薛洁看着橙色的手提包,又看看莎莎说:“这包啊……有点贵”。

莎莎说:“我知道,我想自己买个A货”。

有时候薛洁真是搞不懂莎莎脑袋里装的什么。干这行的,只有进没有出,她为什么总喜欢倒贴钱干活,“行,我问问吧”。

薛洁看着手机,随手把那张图片缩小。图片是一张在中学门口抓拍,拎着包的是一个女人,站在她旁边的儿子,和她一样高。

这是陶先生的太太。薛洁睁大眼睛看着莎莎,意思在说“你疯了吗”。薛洁把手机还给她,语气有些严肃,“做事有把尺就好”。

校园放着轻快的音乐,有同学结着伴三三两两地往学校大门走。

教室里,五六个人围在一起讨论着桌上的机械装置。

“如果迈开腿走得太慢,能不能给它一个还原的代码,让他快速归位,再走出下一步”

“听起来会像一只弹跳狗,走一步,弹起来,再走一步”

“我试试”。

教室里除了讨论激烈的这个小组,还有独自呆坐在后排的陶亮。他看了一眼墙上的挂钟,到水吧打了杯牛奶,静静地坐着打发时间。

在哥哥的的的光环下,父母对自己的要求很高。小学的时候每天的课外班都安排得很满,上了中学,父母出于对学校的信任,对他稍稍放松了些。但他对家庭已经产生了些厌恶。

学校门口停着很多商务车。陶亮看到其中一辆黑色的,心里又冒出了“不想回家”的念头。车门缓缓打开,徐枫说:“亮亮,今天你哥回来,咱们晚上出去吃饭”。

陶亮没有说话。他钻进车后排躺下了,身体拔着长高的年纪,双腿伸展不开只能曲成一座小山。
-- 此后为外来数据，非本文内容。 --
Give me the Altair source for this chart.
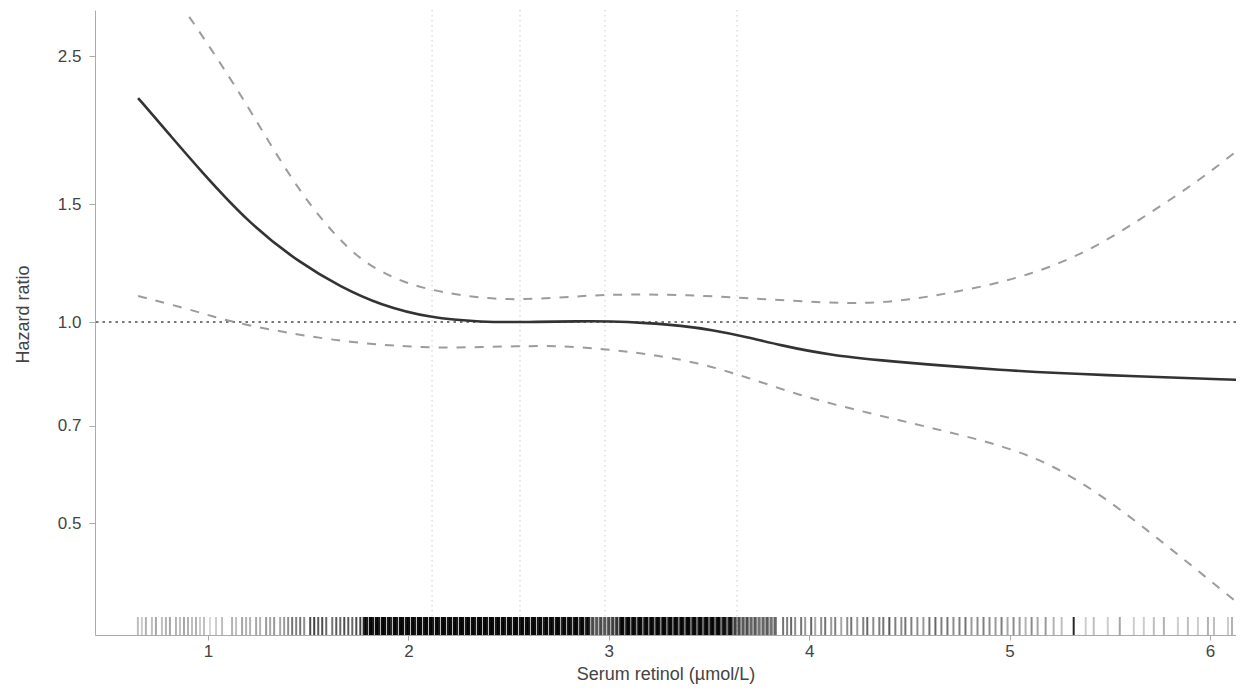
import altair as alt
import pandas as pd

# ---- data ----
main_x = [0.651, 0.81, 0.96, 1.21, 1.46, 1.66, 1.86, 2.11, 2.36, 2.6, 2.86, 3.0, 3.19, 3.36, 3.52, 3.69, 3.85, 4.1, 4.45, 4.95, 5.45, 6.17]
main_hr = [2.165, 1.906, 1.689, 1.40, 1.225, 1.13, 1.06, 1.014, 1.0, 1.0, 1.003, 1.003, 0.997, 0.988, 0.973, 0.95, 0.924, 0.892, 0.871, 0.847, 0.833, 0.819]

upper_x = [0.651, 0.885, 1.04, 1.21, 1.46, 1.71, 1.86, 2.0, 2.16, 2.36, 2.57, 2.86, 3.02, 3.36, 3.69, 4.1, 4.3, 4.5, 4.7, 4.95, 5.2, 5.45, 5.7, 5.95, 6.17]
upper_hr = [3.7, 2.93, 2.5, 2.08, 1.55, 1.27, 1.19, 1.14, 1.109, 1.086, 1.079, 1.094, 1.10, 1.10, 1.086, 1.068, 1.067, 1.08, 1.105, 1.144, 1.205, 1.304, 1.456, 1.632, 1.84]

lower_x = [0.651, 0.96, 1.11, 1.46, 1.71, 1.96, 2.19, 2.56, 2.77, 2.99, 3.19, 3.44, 3.69, 3.95, 4.2, 4.45, 4.7, 4.95, 5.2, 5.45, 5.7, 5.95, 6.17]
lower_hr = [1.094, 1.035, 1.0, 0.956, 0.933, 0.92, 0.914, 0.921, 0.921, 0.911, 0.896, 0.871, 0.827, 0.777, 0.743, 0.713, 0.684, 0.655, 0.615, 0.553, 0.485, 0.422, 0.373]

knots = [2.118, 2.557, 2.981, 3.64]
ref_hr = [1.0]

x_ticks = [1, 2, 3, 4, 5, 6]
y_ticks = [0.5, 0.7, 1.0, 1.5, 2.5]

# rug: tick positions and their grey level
rug_light_a = [0.65, 0.67, 0.69, 0.72, 0.74, 0.77, 0.79, 0.81, 0.84, 0.86, 0.88, 0.90, 0.92, 0.94, 0.96, 0.98,
               1.01, 1.04, 1.07, 1.12, 1.14, 1.17, 1.19, 1.21, 1.24, 1.26, 1.29, 1.31, 1.33, 1.36, 1.38]
shade_a = [0.25, 0.2, 0.3, 0.25, 0.35, 0.25, 0.3, 0.35, 0.3, 0.25, 0.35, 0.3, 0.25, 0.3, 0.2, 0.25,
           0.15, 0.2, 0.25, 0.3, 0.25, 0.35, 0.3, 0.3, 0.35, 0.3, 0.4, 0.35, 0.4, 0.35, 0.4]
rug_mid_b = [1.40, 1.42, 1.44, 1.46, 1.48, 1.51, 1.53, 1.55, 1.57, 1.59, 1.62, 1.64, 1.66, 1.68, 1.70, 1.72, 1.74, 1.76]
shade_b = [0.45, 0.55, 0.5, 0.55, 0.45, 0.7, 0.75, 0.65, 0.7, 0.6, 0.55, 0.65, 0.6, 0.7, 0.65, 0.6, 0.7, 0.75]
rug_dense_c = [1.78, 1.79, 1.81, 1.82, 1.84, 1.85, 1.87, 1.88, 1.90, 1.91, 1.93, 1.94, 1.96, 1.97, 1.99, 2.00,
               2.02, 2.03, 2.05, 2.06, 2.08, 2.09, 2.11, 2.12, 2.14, 2.15, 2.17, 2.18, 2.20, 2.21, 2.23, 2.24,
               2.26, 2.27, 2.29, 2.30, 2.32, 2.33, 2.35, 2.36, 2.38, 2.39, 2.41, 2.42, 2.44, 2.45, 2.47, 2.48,
               2.50, 2.51, 2.53, 2.54, 2.56, 2.57, 2.59, 2.60, 2.62, 2.63, 2.65, 2.66, 2.68, 2.69, 2.71, 2.72,
               2.74, 2.75, 2.77, 2.78, 2.80, 2.81, 2.83, 2.84, 2.86, 2.87, 2.89, 2.90, 2.92, 2.94, 2.96, 2.98,
               3.00, 3.02, 3.04, 3.06, 3.07, 3.09, 3.10, 3.12, 3.13, 3.15, 3.16, 3.18, 3.19, 3.21, 3.22, 3.24,
               3.25, 3.27, 3.28, 3.30, 3.31, 3.33, 3.34, 3.36, 3.37, 3.39, 3.40, 3.42, 3.43, 3.45, 3.46, 3.48,
               3.49, 3.51, 3.52, 3.54, 3.55, 3.57, 3.58, 3.60, 3.61, 3.63, 3.65, 3.67, 3.69, 3.71, 3.73, 3.75,
               3.77, 3.79, 3.81, 3.83]
shade_c = [0.85, 0.9, 0.95, 0.9, 0.95, 0.9, 0.95, 0.95, 0.9, 0.85, 0.95, 0.9, 0.95, 0.95, 0.9, 0.95,
           0.95, 0.9, 0.95, 0.95, 0.9, 0.95, 0.95, 0.9, 0.95, 0.9, 0.95, 0.95, 0.9, 0.95, 0.95, 0.9,
           0.95, 0.95, 0.9, 0.95, 0.95, 0.9, 0.95, 0.95, 0.95, 0.9, 0.95, 0.95, 0.9, 0.95, 0.95, 0.9,
           0.95, 0.9, 0.95, 0.95, 0.9, 0.95, 0.95, 0.9, 0.95, 0.95, 0.9, 0.95, 0.9, 0.95, 0.95, 0.9,
           0.95, 0.95, 0.9, 0.95, 0.95, 0.9, 0.95, 0.95, 0.9, 0.95, 0.9, 0.85, 0.7, 0.65, 0.7, 0.65,
           0.7, 0.75, 0.8, 0.9, 0.95, 0.9, 0.95, 0.95, 0.9, 0.95, 0.95, 0.9, 0.95, 0.95, 0.9, 0.95,
           0.9, 0.95, 0.95, 0.9, 0.95, 0.95, 0.9, 0.95, 0.9, 0.95, 0.95, 0.9, 0.95, 0.9, 0.95, 0.9,
           0.95, 0.9, 0.95, 0.9, 0.95, 0.85, 0.9, 0.85, 0.9, 0.75, 0.7, 0.65, 0.7, 0.6, 0.65, 0.55,
           0.6, 0.65, 0.55, 0.6]
rug_mid_d = [3.87, 3.89, 3.91, 3.93, 3.96, 3.98, 4.01, 4.03, 4.06, 4.08, 4.11, 4.13, 4.16, 4.19, 4.21, 4.24,
             4.27, 4.29, 4.32, 4.35, 4.37, 4.40, 4.43, 4.46, 4.48, 4.51, 4.54, 4.57, 4.60, 4.63, 4.66, 4.69,
             4.72, 4.75, 4.78, 4.81, 4.84, 4.87, 4.90, 4.93, 4.96, 4.99, 5.02, 5.05, 5.08, 5.11, 5.14, 5.18,
             5.22, 5.26, 5.32]
shade_d = [0.55, 0.5, 0.6, 0.45, 0.55, 0.4, 0.6, 0.35, 0.45, 0.55, 0.4, 0.5, 0.35, 0.45, 0.55, 0.4,
           0.5, 0.6, 0.45, 0.5, 0.55, 0.65, 0.5, 0.45, 0.55, 0.5, 0.45, 0.4, 0.55, 0.6, 0.5, 0.55,
           0.45, 0.5, 0.55, 0.4, 0.45, 0.5, 0.45, 0.4, 0.5, 0.35, 0.45, 0.4, 0.3, 0.45, 0.35, 0.4,
           0.3, 0.25, 0.85]
rug_light_e = [5.38, 5.42, 5.49, 5.55, 5.62, 5.67, 5.72, 5.77, 5.84, 5.89, 5.94, 5.99, 6.02, 6.09, 6.11]
shade_e = [0.2, 0.25, 0.2, 0.35, 0.2, 0.2, 0.25, 0.3, 0.2, 0.25, 0.2, 0.3, 0.25, 0.2, 0.3]

rug_sparse_x = rug_light_a + rug_mid_b + rug_mid_d + rug_light_e
rug_sparse_shade = shade_a + shade_b + shade_d + shade_e

# ---- chart ----
FONT = "Liberation Sans"
TXT = "#444444"

df_main = pd.DataFrame({"x": main_x, "y": main_hr})
df_upper = pd.DataFrame({"x": upper_x, "y": upper_hr})
df_lower = pd.DataFrame({"x": lower_x, "y": lower_hr})
df_knots = pd.DataFrame({"x": knots})
df_ref = pd.DataFrame({"y": ref_hr})
df_rug_sparse = pd.DataFrame({"x": rug_sparse_x, "shade": rug_sparse_shade})
df_rug_dense = pd.DataFrame({"x": rug_dense_c, "shade": shade_c})

xscale = alt.Scale(domain=[0.436, 6.13], nice=False, zero=False)
yscale = alt.Scale(type="log", domain=[0.340, 2.933], nice=False)

xaxis = alt.Axis(values=x_ticks, format="d", grid=False, tickSize=5, labelPadding=3,
                 titlePadding=6, domainColor="#aaaaaa", tickColor="#aaaaaa",
                 labelColor=TXT, titleColor=TXT, labelFont=FONT, titleFont=FONT,
                 labelFontSize=17, titleFontSize=18, titleFontWeight="normal")
yaxis = alt.Axis(values=y_ticks, format=".1f", grid=False, tickSize=6, labelPadding=8,
                 titlePadding=25, titleY=304, domainColor="#aaaaaa", tickColor="#aaaaaa",
                 labelColor=TXT, titleColor=TXT, labelFont=FONT, titleFont=FONT,
                 labelFontSize=17, titleFontSize=18, titleFontWeight="normal")

X = alt.X("x:Q", scale=xscale, axis=xaxis, title="Serum retinol (µmol/L)")
Y = alt.Y("y:Q", scale=yscale, axis=yaxis, title="Hazard ratio")

knot_rules = alt.Chart(df_knots).mark_rule(color="#cccccc", strokeWidth=1, strokeDash=[1.5, 3.5]).encode(x=X)
ref_rule = alt.Chart(df_ref).mark_rule(color="#777777", strokeWidth=2, strokeDash=[2.5, 4]).encode(y=Y)
rug_sparse = alt.Chart(df_rug_sparse).mark_rule(color="black", strokeWidth=2).encode(
    x=X, y=alt.value(607), y2=alt.value(625), opacity=alt.Opacity("shade:Q", scale=None, legend=None))
rug_dense = alt.Chart(df_rug_dense).mark_rule(color="black", strokeWidth=3.3).encode(
    x=X, y=alt.value(607), y2=alt.value(625), opacity=alt.Opacity("shade:Q", scale=None, legend=None))
upper = alt.Chart(df_upper).mark_line(color="#9c9c9c", strokeWidth=2, strokeDash=[9, 9],
                                      interpolate="basis", clip=True).encode(x=X, y=Y)
lower = alt.Chart(df_lower).mark_line(color="#9c9c9c", strokeWidth=2, strokeDash=[9, 9],
                                      interpolate="basis", clip=True).encode(x=X, y=Y)
main = alt.Chart(df_main).mark_line(color="#333333", strokeWidth=2.6,
                                    interpolate="basis", clip=True).encode(x=X, y=Y)

chart = alt.layer(knot_rules, ref_rule, rug_sparse, rug_dense, upper, lower, main).properties(
    width=1141, height=625,
    padding={"left": 87, "top": 2, "right": 0, "bottom": 49},
    autosize=alt.AutoSizeParams(type="none"),
    background="white",
).configure_view(stroke=None)

chart.save("out.html", embed_options={"renderer": "svg", "actions": False})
“亮亮,跟妈妈说说,今天人文课都学了什么”,她回头看,发现后排的儿子双手交叉在胸前,闭着眼。

“今天没上人文课”,陶亮不想和她交流,“梁哥,开快点,我要见我哥”。

看到兄弟手足情深,徐枫倒也欣慰,看着小梁说:“这两人小时候打架,长大反而亲了”。

后排的亮亮听到后把头把脸偏向座椅靠背。正是叛逆的年纪,年轻人急于证明自己对世界的态度,听到母亲总提起自己小时候,总有些抗拒。

窗外天色已昏,墨蓝色逐渐浸染整片天。

薛洁伸了个懒腰,说:“回去了,晚上我还要去看儿子”。小黎一脸讨好地笑着,“洁姐,别忘了下个月安排我的事儿”。

“知道了”。

三人出电梯到了酒店大堂,莎莎远远就看见了陶先生一家四口。

走在边上那个高瘦的是他的大儿子,应该是放寒假回来了。陶亮在父母中间,和陶先生说着什么。他太太徐枫留着短卷发,眉毛向上吊着,耳垂上的珍珠大大地闪在那里,脚下高跟鞋踩的每一步都在敲响她的威严。

一家向莎莎三人迎面走来。陶先生走在靠近莎莎的一侧,莎莎走在靠近陶先生的一侧。

看到陶先生一家,薛洁暗暗吸了一口凉气,扯了扯莎莎的袖子,严肃地对她说:“悠着点”。

莎莎似乎没有听到薛洁说的话,一直盯着陶先生看:我最熟悉的陶先生,我居然要装作你的陌生人,我想你,我每天都等着你来找我,如果你知道思念是如何在我体内运转的,你会讶异于它的坚持,你会为它反复的轨迹感到执着……你也一定很想我,对吧。

陶亮说了什么惹得父亲发笑,陶先生笑着转头看向前方,看到莎莎,他的笑容迅速地收回,手不自觉地搭在儿子肩上,像是强调自己的家庭角色,又像要依附在某种地方寻求安全感似的。

他知道莎莎是聪明人,不会做出格的事情,但现在和全家人在一起,他不得不紧张。他盯着她,眼里是警告。

莎莎看到的,却是他深情地回应着她的思念。

两人的对视,结束于擦肩而过那一秒。那天,莎莎多么羡慕他的太太,可以光明正大地和他在一起。